Now’s a good time for general counsel to be reviewing their company’s compensation policy because a rule on mandatory clawbacks from the Securities and Exchange Commission is taking effect next year, Amy Knieriem of Mercer said in a webcast hosted by the consulting firm.
Companies have several months at least to comply with the clawback rule but there are steps general counsel should be taking now to be ready.
For several years companies have been putting in place their own clawback policies, but the SEC rule is quite a bit different than most of these.
For starters, many clawback policies are limited to cases in which the CEO or other executive is involved in fraud or some other kind of misconduct, but the SEC requires a clawback even if there’s no misconduct involved.
If the company simply makes an accounting mistake that requires a restatement, any incentive-based pay that’s tied to the incorrect amount has to be returned.
“You need to educate your officers, because they need to be aware their pay may be clawed back,” Knieriem said.
Importantly, the SEC requires clawbacks for what’s known as Little r restatements, not just Big R restatements, which is typically the case in company policies.
Little r restatements are those that affect current reporting periods while Big R restatements are those that affect past financials, a much more disruptive change.
What’s more, the typical company policy applies to a narrow group of executives, usually the CEO and CFO, but the SEC rule broadens that to include executives who don’t necessarily have anything to do with preparing financials. Even former executives can be on the hook for returning money. That means the company needs to have a way to find top people who were part of the team when problem-ridden past financials were released.

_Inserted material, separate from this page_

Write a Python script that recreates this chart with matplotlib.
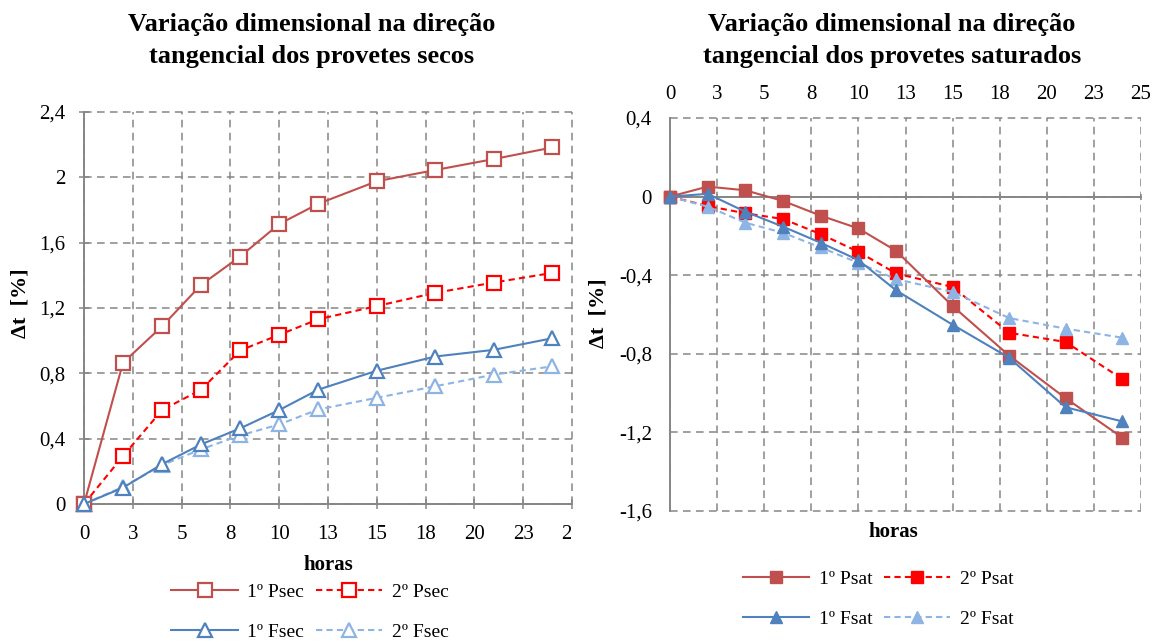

The other big difference is the role of the board. Directors aren’t going to have much discretion in deciding whether to go after an executive’s compensation; the SEC rule largely takes that decision away from them.
Policy review
General counsel should be reviewing their company’s policy to see how it aligns with the SEC rule and make sure it gets changed as needed. GCs should also look at company bylaws and compensation plans to make sure there’s nothing in them that prohibits compensation recovery.
There are other assessments that need to be done, including on the tax side, since there are tax implications to compensation recovery.
On a practical matter, the company needs to have a way to find former executives in case it needs to go after them for past compensation, although the rule includes some leeway on this point. If the cost of recovering the money from former executives exceeds the amount the company would get back, the company can let the SEC know that to get that requirement waived.
The SEC is still waiting for stock exchanges to come out with their own clawback rules. Nasdaq, the New York Stock Exchange and others are required to modify their standards to make clawbacks mandatory for any company that lists on their exchange. Once the exchanges come out with their changes, the SEC has to approve them. Then the exchanges have a year to put their new listing standards in effect.
Once the standards are in effect, companies will be under the gun to comply; if a company doesn’t have a policy that meets all of the SEC’s requirements, the exchanges must delist it.
“That’s a pretty draconian consequence,” she said.